The newly uncovered information, in turn, sparked a major upward revision of the estimated deaths of Jews, Gypsies, homosexuals, and political “undesirables”—with the best estimate now standing at somewhere between 15 million and 20 million. The widely-voiced claim that ordinary Germans and citizens of the occupied territories had no knowledge of what the SS killers were doing was never credible to begin with. It’s even less credible now.
The Auschwitz Memorial site presents its mission as documenting the roots and means of the Nazi murder of 1.1 million Jews, Sinti, Roma, and Christians at Auschwitz. The goal is to educate new generations about the Holocaust as this period of history fades from living memory. To this end, the site provides detailed lectures and podcasts describing different aspects of the camp’s origins, evolution, and operation.
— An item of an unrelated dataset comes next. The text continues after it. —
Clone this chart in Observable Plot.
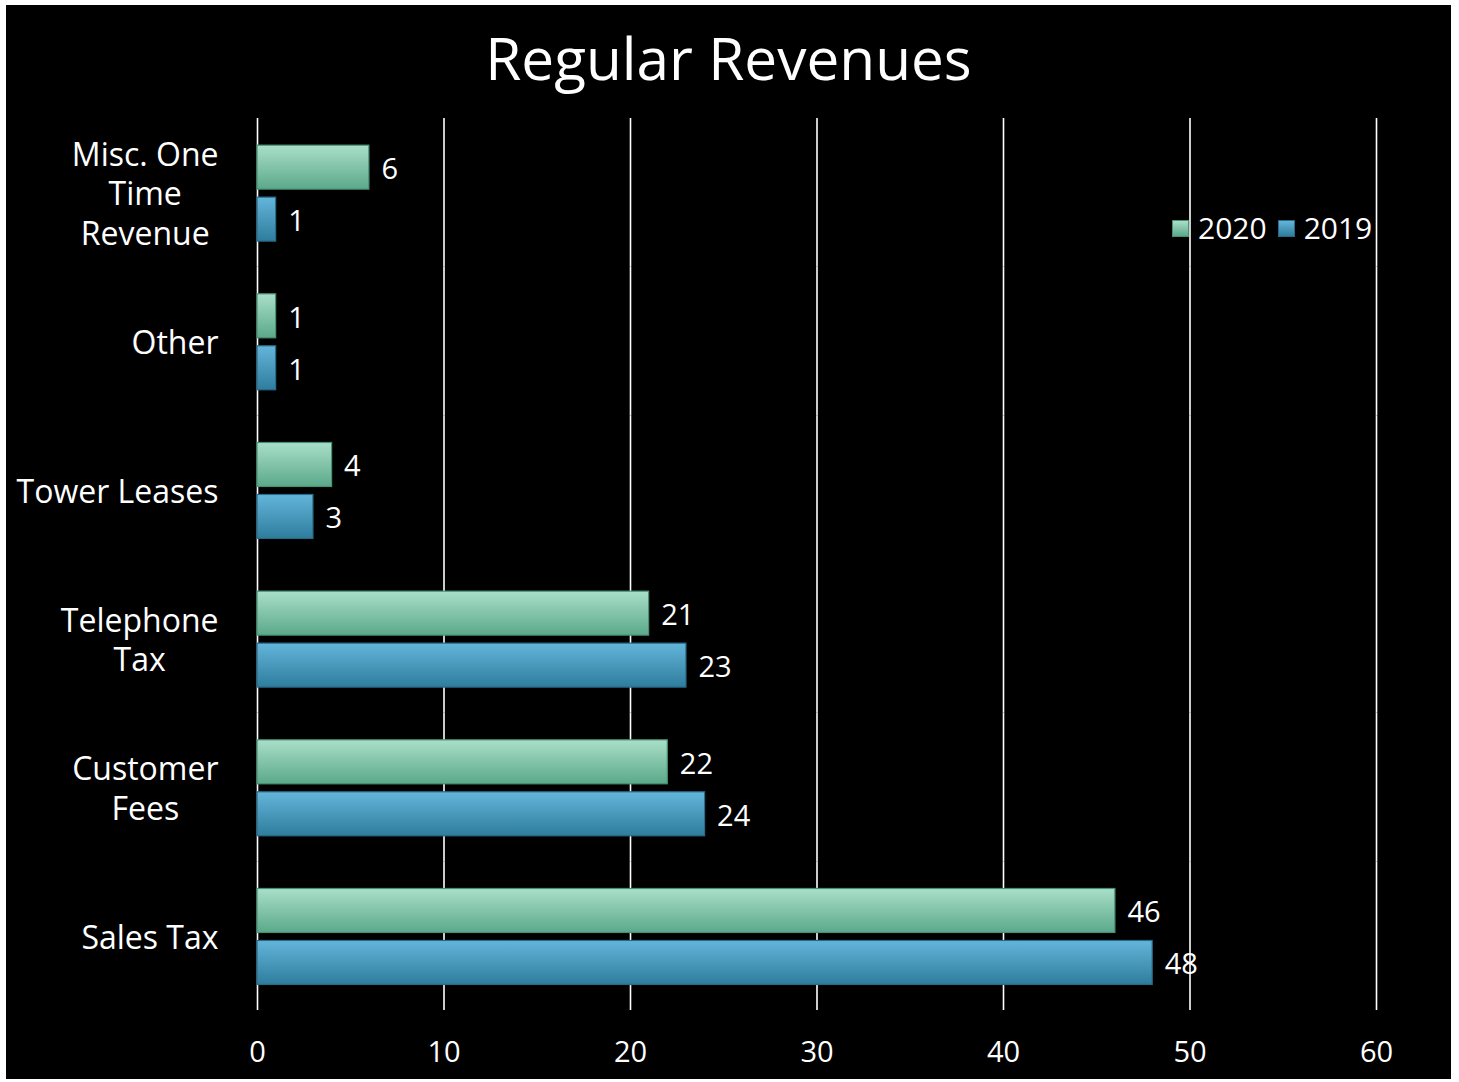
<!DOCTYPE html>
<html>
<head>
<meta charset="utf-8">
<script src="https://cdn.jsdelivr.net/npm/d3@7"></script>
<script src="https://cdn.jsdelivr.net/npm/@observablehq/plot@0.6"></script>
<style>
  html, body { margin: 0; padding: 0; background: #ffffff; }
  #box { position: absolute; left: 6px; top: 5px; width: 1445px; height: 1074px; background: #000; overflow: hidden; font-family: "Open Sans", Lato, sans-serif; color: #fff; }
  #title { position: absolute; left: 0; width: 1445px; top: 23px; text-align: center; font-size: 58.5px; line-height: 1; font-weight: 400; }
  #chart { position: absolute; left: 0; top: 108px; line-height: 0; }
  #chart svg { display: block; }
  #legend { position: absolute; left: 1166px; top: 208px; display: flex; align-items: center; font-size: 30px; line-height: 1; }
  #legend .sw { width: 17px; height: 17px; display: inline-block; margin-right: 9px; box-sizing: border-box; }
  #legend .item { display: flex; align-items: center; margin-right: 11px; }
</style>
</head>
<body>
<div id="box">
  <div id="title">Regular Revenues</div>
  <div id="chart"></div>
  <div id="legend"></div>
</div>
<script>
const categories = ["Misc. One Time Revenue", "Other", "Tower Leases", "Telephone Tax", "Customer Fees", "Sales Tax"];
const categoryLabels = ["Misc. One\nTime\nRevenue", "Other", "Tower Leases", "Telephone\nTax", "Customer\nFees", "Sales Tax"];
const series = ["2020", "2019"];
const values2020 = [6, 1, 4, 21, 22, 46];
const values2019 = [1, 1, 3, 23, 24, 48];
const xTicks = [0, 10, 20, 30, 40, 50, 60];

const fills = {"2020": "url(#grad2020)", "2019": "url(#grad2019)"};
const strokes = {"2020": "#4a8f76", "2019": "#2a6a88"};
const gradStops = {
  "2020": ["#a9dfc8", "#5ba98a"],
  "2019": ["#63b5da", "#2e7d9d"]
};

const data = categories.flatMap((c, i) => [
  {category: c, series: "2020", value: values2020[i]},
  {category: c, series: "2019", value: values2019[i]}
]);

const fontFamily = '"Open Sans", Lato, sans-serif';
const labelSize = 32;
const ctx = document.createElement("canvas").getContext("2d");
ctx.font = `${labelSize}px ${fontFamily}`;

const labelMarks = categories.map((c, i) => {
  const lines = categoryLabels[i].split("\n");
  const w = Math.max(...lines.map(l => ctx.measureText(l).width));
  return Plot.text([c], {
    fy: d => d,
    text: () => categoryLabels[i],
    frameAnchor: "left",
    textAnchor: "middle",
    dx: -39 - w / 2,
    fill: "white",
    fontSize: labelSize,
    lineHeight: 1.23
  });
});

const chart = Plot.plot({
  width: 1445,
  height: 966,
  marginLeft: 251,
  marginRight: 75,
  marginTop: 5,
  marginBottom: 69,
  style: {background: "black", color: "white", fontFamily: fontFamily, overflow: "visible"},
  x: {domain: [0, 60], axis: null},
  y: {domain: series, paddingInner: 8 / 52, paddingOuter: 0.507, align: 0.515, round: false, axis: null},
  fy: {domain: categories, padding: 0, round: false, axis: null, label: null},
  marks: [
    Plot.gridX(xTicks, {stroke: "white", strokeOpacity: 1, strokeWidth: 1.6}),
    Plot.barX(data, {
      x: "value", y: "series", fy: "category",
      fill: d => fills[d.series],
      stroke: d => strokes[d.series],
      strokeWidth: 1.2
    }),
    Plot.text(data, {
      x: "value", y: "series", fy: "category",
      text: d => String(d.value),
      dx: 12, dy: 2, textAnchor: "start", fill: "white", fontSize: 29
    }),
    Plot.axisX(xTicks, {tickSize: 0, tickPadding: 31, fontSize: 29, fill: "white", label: null}),
    ...labelMarks
  ]
});

// gradient definitions
const svgNS = "http://www.w3.org/2000/svg";
const defs = document.createElementNS(svgNS, "defs");
for (const s of series) {
  const g = document.createElementNS(svgNS, "linearGradient");
  g.setAttribute("id", "grad" + s);
  g.setAttribute("x1", "0"); g.setAttribute("y1", "0");
  g.setAttribute("x2", "0"); g.setAttribute("y2", "1");
  gradStops[s].forEach((col, k) => {
    const st = document.createElementNS(svgNS, "stop");
    st.setAttribute("offset", k === 0 ? "0" : "1");
    st.setAttribute("stop-color", col);
    g.appendChild(st);
  });
  defs.appendChild(g);
}
chart.insertBefore(defs, chart.firstChild);
document.getElementById("chart").appendChild(chart);

// legend
const legend = document.getElementById("legend");
for (const s of series) {
  const item = document.createElement("div");
  item.className = "item";
  const sw = document.createElement("span");
  sw.className = "sw";
  sw.style.background = `linear-gradient(${gradStops[s][0]}, ${gradStops[s][1]})`;
  sw.style.border = `1px solid ${strokes[s]}`;
  const t = document.createElement("span");
  t.textContent = s;
  item.appendChild(sw); item.appendChild(t);
  legend.appendChild(item);
}
</script>
</body>
</html>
The Twitter feed is an essential part of this mission because it accomplishes something that more formal educational media have trouble achieving: Rather than saturating us with information, it manages to distill the Holocaust down to its effect on a single life, conveying the monstruous disproportion between the individual victim and the Nazi killing machine.
Once an observer is drawn in, there is no way to avoid confronting the question of how this could happen. How could the citizens of a civilized country—the birthplace of Goethe, Schiller, Bach, and Beethoven—become captive to the genocidal lie that Jews existed as a deadly bacillus within their nation? Contemplating that question leads us to the uncomfortable truth that the same human species capable of selfless and ennobling acts is also capable of unspeakable viciousness and cruelty.
It is not pleasant to be reminded of such truths. But it is vital in reminding us of that ancient Talmudic injunction—that every vulnerable life presents each of us a new chance to save the world from destruction.